SECURITIES AND EXCHANGE COMMISSION
Washington, D.C. 20549
FORM 8-K
CURRENT REPORT
Pursuant to Section 13 or 15(d) of the
Securities Exchange Act of 1934
Date of Report (Date of earliest event reported) January 19, 1999
PICCADILLY CAFETERIAS, INC.
(Exact name of registrant as specified in its charter)
Louisiana 1-11754 72-0604977
(State or other (Commission (IRS Employer
jurisdiction of File Number) Identification No.)
incorporation)
3232 Sherwood Forest Boulevard,
Baton Rouge, Louisiana 70816
(Address of principal executive offices) (Zip Code)
(225) 293-9440
(Registrant's telephone number, including area code)
n/a
(Former name or former address, if changed since last report.)
ITEM 5. OTHER EVENTS
On January 19, 1999, Piccadilly Cafeterias, Inc. (the "Registrant"), issued
the press release attached hereto as Exhibit 99.1.
ITEM 7. FINANCIAL STATEMENTS AND EXHIBITS.
(a) Exhibits.
99.1 Press release issued by the Registrant on January 19, 1999
announcing that Registrant has entered into an agreement
with Cobb Investment Company ("Cobb") whereby Cobb will
purchase the Ralph & Kacoo's restaurant chain.
<PAGE>
SIGNATURES
Pursuant to the requirements of the Securities Exchange Act of 1934,
the Registrant has duly caused this report to be signed on its behalf by
the undersigned hereunto duly authorized.
PICCADILLY CAFETERIAS, INC.
By: /S/ RONALD A. LABORDE
Ronald A. LaBorde
President and Chief Executive Officer
Dated: January 19, 1999
EXHIBIT 99.1
Contact: J. Fred Johnson
Chief Financial Officer
(504) 293-9440
PICCADILLY CAFETERIAS, INC. ANNOUNCES EXECUTION OF A DEFINITIVE AGREEMENT
TO SELL RALPH & KACOO'S
BATON ROUGE, LA. (January 19, 1999) - Piccadilly Cafeterias, Inc.
(NYSE: PIC) today announced the execution of a definitive agreement to
sell the Company's Ralph & Kacoo's seafood restaurants and related
commissary business to Cobb Investment Company ("Cobb") for approximately
$21 million in cash. The parties expect to close the transaction in the
first quarter of 1999. Ralph & Kacoo's currently operates seven seafood
restaurants in Louisiana, Mississippi, and Alabama.
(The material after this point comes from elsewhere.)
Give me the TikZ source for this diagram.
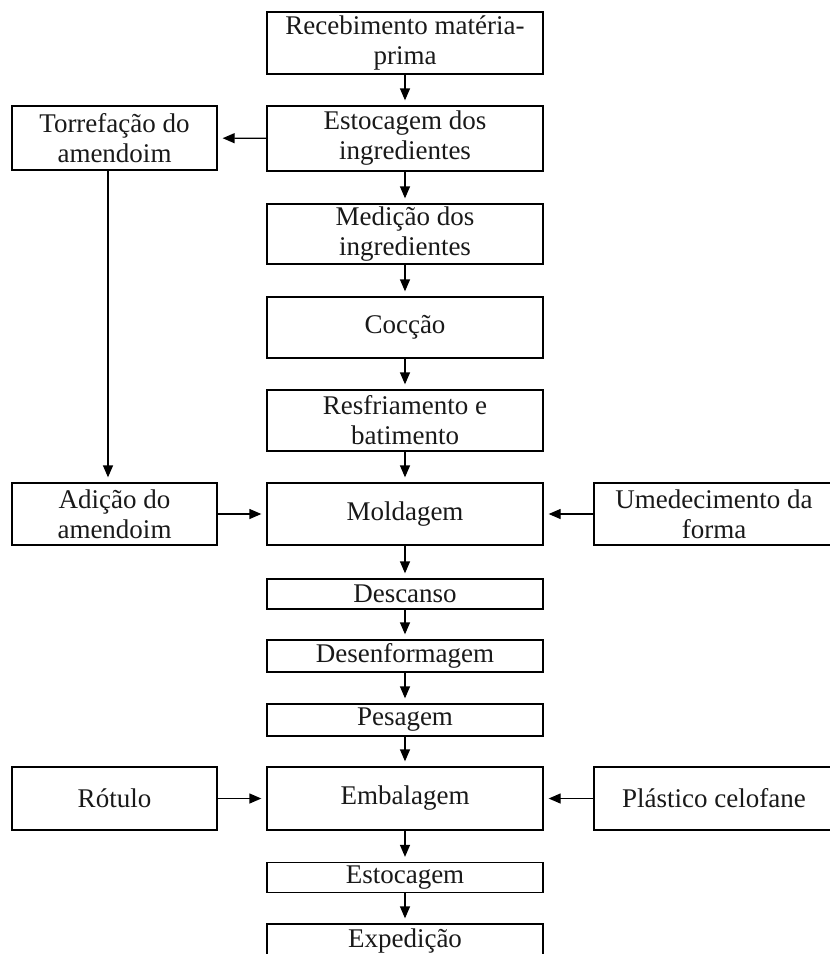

Ronald A. LaBorde, President and Chief Executive Officer of
Piccadilly, stated: "We are pleased to be selling Ralph & Kacoo's to Cobb
Investment Company. We feel that Cobb is an excellent fit for our Ralph &
Kacoo's employees, and we are pleased with the value Piccadilly will
receive for the business. This sale will allow us to focus our efforts
exclusively on our cafeteria business. We plan to use the proceeds from
the sale primarily to pay down debt incurred in the Morrison acquisition."
Thomas Kranz, Vice President and Chief Financial Officer of Cobb,
commented: "Ralph & Kacoo's adds an established, regional restaurant
franchise to our existing portfolio of restaurants. With a history of
providing guests with quality food and excellent service in an entertaining
atmosphere, the Ralph & Kacoo's concept fits very well with our restaurant
philosophy. This acquisition also accelerates the expansion of our
restaurant operations into markets in close proximity to Destin, Florida."
In addition to other holdings, Cobb currently operates several restaurants
in the Destin, Florida area, including the Back Porch, Louisiana Lagniappe,
Cafe Gratzi, and Pompano Joe's; and plans to open in the first quarter
of 1999 a Back Porch, Louisiana Lagniappe and Cafe Gratzi in Orange
Beach, Alabama.
Southcoast Capital L.L.C. has acted as financial advisor to Piccadilly
in this transaction.
Piccadilly currently owns and operates a total of 247 cafeterias and
12 quick service restaurants. Operating units are located primarily in the
southeastern and mid-Atlantic states.
Forward-looking statements regarding management's present plans or
expectations for new unit openings and operating results may differ
materially from actual results. These plans and expectations involve risks
and uncertainties relative to certain factors including return expecations,
allocation of resources, changing economic or competitive conditions,
advertising effectiveness, the ability to achieve cost reductions, and the
ability to offset inflationary pressures through increases in selling
prices, among others, any of which may result in material differences.